An interesting point of note is the one made with regard to the Marsa and Zejtun elections. Did you know that in the past few years voting has not taken place in no fewer than 12 local elections?

There are so many small items in one’s life that only the PN implemented. One does, however, need to be reminded – and we must tell our youngsters, lest we forget the horrific times of old, under Labour in the 1970s and early 1980s. Remember the toothpaste, the chocolates, the televisions? Frankly speaking, I sometimes see it remerge under the sheepskin of this new Labour.

A New Labour that has wholeheartedly supported the General Workers in their crusade, once again, against the government, denying agreement on the much-needed social pact, that took six months of discussions. The same Labour, whose propositions, so far, to increase the competitive edge of Malta’s industry are to devaluate the Maltese lira and to wipe out the bonus system accorded to everyone. This has apparently surfaced from the internal propositions of the Labour camp. This time this document had a signature, unlike the previous document on proposals that remained unsigned. Another lesson learnt, I suppose.

We carried out a whole marketing exercise on the reduction of vacation leave days, a proposition that does not take your money, as the cancelling of cash bonuses would, but just makes you more productive. When the General Workers Union sees that there is work in our dockyards, that ships are being lured in, notwithstanding fierce competition from other yards near us, then it starts to order industrial action, damaging the very concept of work, and the right to work for its members.

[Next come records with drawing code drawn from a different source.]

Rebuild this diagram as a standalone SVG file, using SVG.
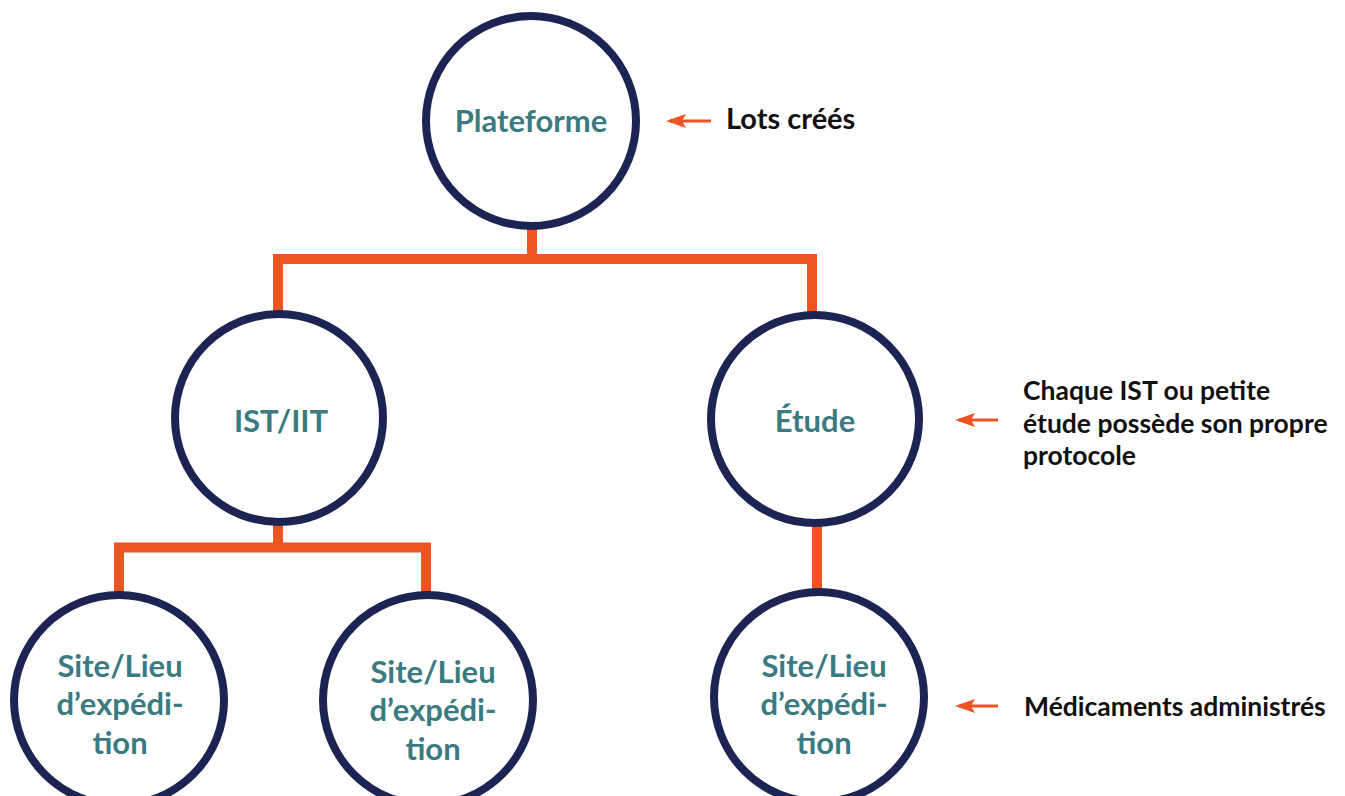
<svg xmlns="http://www.w3.org/2000/svg" width="1345" height="796" viewBox="0 0 1345 796">
<style>
.node{fill:#fff;stroke:#1c2453;stroke-width:8}
.lbl{font-family:Lato,"Noto Sans",sans-serif;font-weight:bold;font-size:31px;fill:#3a7b81;text-anchor:middle}
.conn{fill:none;stroke:#ee5322;stroke-width:10;stroke-linecap:butt;stroke-linejoin:miter}
.ann{fill:none;stroke:#ee5322;stroke-width:3}
.note{font-family:Lato,"Noto Sans",sans-serif;font-weight:bold;font-size:26.5px;fill:#111}
</style>
<rect width="1345" height="796" fill="#fff"/>
<g id="connectors">
<path class="conn" d="M532,225 V259 M278,315 V259 H812 V315"/>
<path class="conn" d="M278,522 V547.5 M119,594 V547.5 H426 V594"/>
<path class="conn" d="M817,522 V590"/>
<line class="ann" x1="711" y1="121" x2="670" y2="121"/>
<path d="M666,121 L686,114 L682,121 L686,128 Z" fill="#ee5322"/>
<line class="ann" x1="998" y1="420" x2="959" y2="420"/>
<path d="M955,420 L975,413 L971,420 L975,427 Z" fill="#ee5322"/>
<line class="ann" x1="998" y1="706" x2="959" y2="706"/>
<path d="M955,706 L975,699 L971,706 L975,713 Z" fill="#ee5322"/>
</g>
<g id="plateforme">
<circle class="node" cx="531" cy="121" r="105"/>
<text class="lbl" x="531" y="132">Plateforme</text>
</g>
<g id="ist">
<circle class="node" cx="279" cy="418" r="104"/>
<text class="lbl" x="281" y="432">IST/IIT</text>
</g>
<g id="etude">
<circle class="node" cx="815" cy="419" r="104"/>
<text class="lbl" x="815" y="432">Étude</text>
</g>
<g id="site1">
<circle class="node" cx="119" cy="700" r="105"/>
<text class="lbl" x="120" y="677">Site/Lieu</text>
<text class="lbl" x="120" y="715">d’expédi-</text>
<text class="lbl" x="120" y="754">tion</text>
</g>
<g id="site2">
<circle class="node" cx="428" cy="700" r="105"/>
<text class="lbl" x="433" y="683">Site/Lieu</text>
<text class="lbl" x="433" y="721">d’expédi-</text>
<text class="lbl" x="433" y="760">tion</text>
</g>
<g id="site3">
<circle class="node" cx="819" cy="697" r="105"/>
<text class="lbl" x="824" y="677">Site/Lieu</text>
<text class="lbl" x="824" y="715">d’expédi-</text>
<text class="lbl" x="824" y="754">tion</text>
</g>
<g id="notes">
<text class="note" x="726" y="128.5" style="font-size:29px">Lots créés</text>
<text class="note" x="1023" y="400">Chaque IST ou petite</text>
<text class="note" x="1023" y="433">étude possède son propre</text>
<text class="note" x="1023" y="465">protocole</text>
<text class="note" x="1024" y="716">Médicaments administrés</text>
</g>
</svg>
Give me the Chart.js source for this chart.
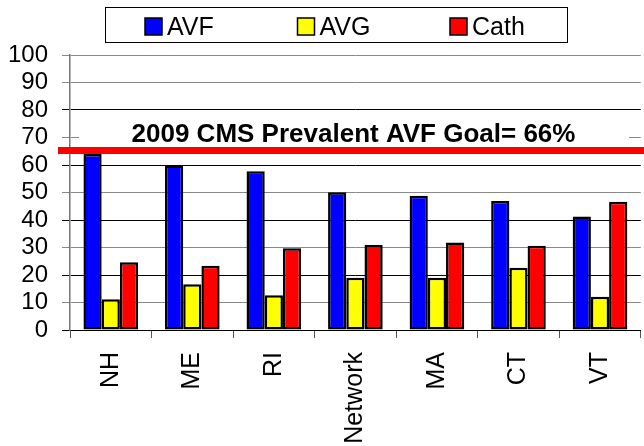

This was an action that goes against the very protests which tend to increase lately – rain-permitting – in frequency, but hardly in the number of participants. Workers should warn the GWU that if they want to work, then they should ask their own union which, after all, gets their fees, to stop these actions and concentrate on safeguarding their jobs.

It is shameful to stop work or work to rule in the yards, after we, the Maltese people, have had to bail out these same yards, to the tune of many millions of liri. My Spartan calculation on losses announced by the yard conclude the following. The yard’s net loss was around Lm4,500 per employee. All 400,000 of us living here contributed Lm22 on average to this loss. Imagine when the losses were double or triple. These were translated, unfortunately, into some form of taxation, and again they abused their moral right. Why should we continue to bail them out, pay from our taxes, and still get workers who, at the time when they have work, cripple this industry?

Don’t they know that ship owners monitor us closely? Don’t they realise that investors see through them? And this new Labour – what kind of alternatives does it hold for work and investment, if it consistently continues to bite the hand that feeds us all? Let us not be fooled into thinking that a change of government will bring us paradise. It will drive us all downhill, fast, in no uncertain manner.

In the month dedicated to carnival, we had more organised street protests by the tandem GWU/MLP. They probably did more damage, with these protests, to the very workers who were there. The people who seem to be interviewed in the market walkabouts, and in these protests, are the same ones who at least once a week go to the coffee mornings organised by the same party.

Money is available for the coffee morning outings but they grumble that their money does not last.

Any serious person would realise the comic-tragic circumstances of these actions. Labour’s actions hit the middle classes hard, and negatively affect their lifestyle.

You would rightly ask: but if things are going to change, will they get better? Yes, of course they will. Gone are the days of one-year planning. Today, government plans for five years with goals to be achieved, results that must be produced, reforms in mind and progress for all to be achieved. Just see the amount of money coming in, over a span of years, into our road infrastructure. Had it been up to the no vote in the EU referendum, then we would have kissed goodbye to all this and more.

Ultimately each component will be put into the basket for a better standard of living for all of us.

Sticking to the PN is your best investment, and a vote in the forthcoming local council elections would clarify such a statement.